Dans l’ombre, au premier plan, la joue comme cerclée d’une faucille de lumière, la joue d’une femme tendant l’oreille à la parole d’un jeune homme, en un tendre duo, et au-dessus, trois groupes s’étageant dans une sorte d’échelle d’amour.

Le premier groupe se compose d’un cavalier, au feutre garni d’une plume blanche, dans un ample manteau fleuri d’or, les jambes nues enfermées dans une guêtre héroïque, à la façon romaine, et penché sur l’haleine d’une grasse donzelle, la gorge au vent sortant d’une robe de brocard, un diadème d’orfèvrerie sur la tête, à face épanouie dans une joie jordanesque, et la main dans la main de ce cavalier, qui lui montre une pile de morions, de brassards, de cuissards, avec le geste du renoncement d’un Hercule implorant des fuseaux.

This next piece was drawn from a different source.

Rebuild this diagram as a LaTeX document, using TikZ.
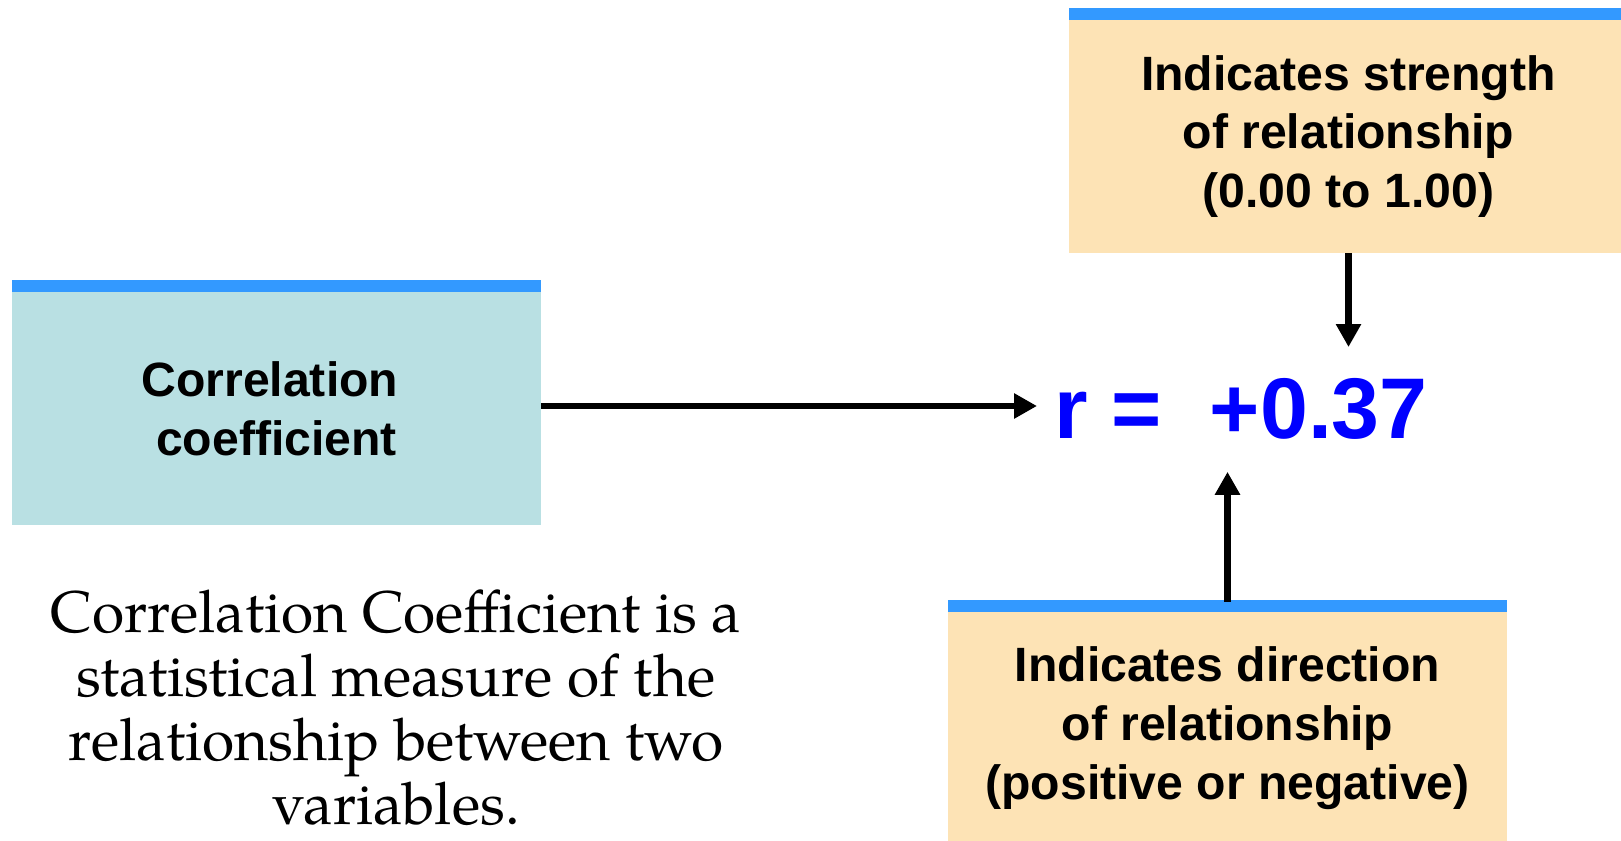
\documentclass[tikz,border=0pt]{standalone}
\usepackage{fontspec}
\setmainfont{Liberation Sans}
\newfontfamily\palfont{TeX Gyre Pagella}
\usepackage{tikz}
\usetikzlibrary{arrows.meta}
\usepackage{xcolor}
\definecolor{barblue}{RGB}{51,153,255}
\definecolor{tealbox}{RGB}{185,224,227}
\definecolor{sandbox}{RGB}{253,227,181}

\begin{document}
\begin{tikzpicture}[
  panel/.style={fill=#1, minimum height=4.66cm, inner sep=0pt, align=center,
    font=\fontsize{27.4}{33.5}\selectfont\bfseries},
  arr/.style={line width=3.9pt, -{Triangle[width=0.48cm,length=0.46cm]}}]
  \useasboundingbox (0,0) rectangle (32.42,16.8);

  \node[panel=tealbox, minimum width=10.58cm] (cbox) at (5.53,8.63) {Correlation\hphantom{\ }\\coefficient};
  \node[panel=sandbox, minimum width=11.18cm] (sbox) at (26.97,14.07) {Indicates strength\\of relationship\\(0.00 to 1.00)};
  \node[panel=sandbox, minimum width=11.18cm] (dbox) at (24.55,2.23) {Indicates direction\\of relationship\\(positive or negative)};
  \foreach \b in {cbox,sbox,dbox}
    \fill[barblue] (\b.north west) rectangle ([yshift=0.24cm]\b.north east);

  \node[text=blue, font=\fontsize{49}{50}\selectfont\bfseries, inner xsep=0.34cm, inner ysep=0.63cm, anchor=base west] (rval) at (20.74,8.02) {r = \ +0.37};

  \node[font=\palfont\fontsize{33.4}{36.4}\selectfont, align=center, inner sep=0pt] (defn) at (7.92,2.65)
    {Correlation Coefficient is a\\statistical measure of the\\relationship between two\\variables.};

  \draw[arr] ([yshift=0.05cm]cbox.east) -- ([yshift=0.05cm]cbox.east -| rval.west);
  \draw[arr] (sbox.south) -- (sbox.south |- rval.north);
  \draw[arr] ([yshift=0.2cm]dbox.north) -- (dbox.north |- rval.south);
\end{tikzpicture}
\end{document}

Dans le second groupe, c’est encore une entripaillée, sous un camail noir aux revers rouges, la tête un peu retirée en arrière, en une molle défense contre la tentative du baiser.

Dans le haut, enfin, c’est un troisième couple, un peu plus intimement accouplé, perdu dans la nuit. Et pour éclairer ces trois scènes amoureuses, un petit Cupidon porte-torche, au large rire, dans un vestinquin bleu aux crevés de pourpre.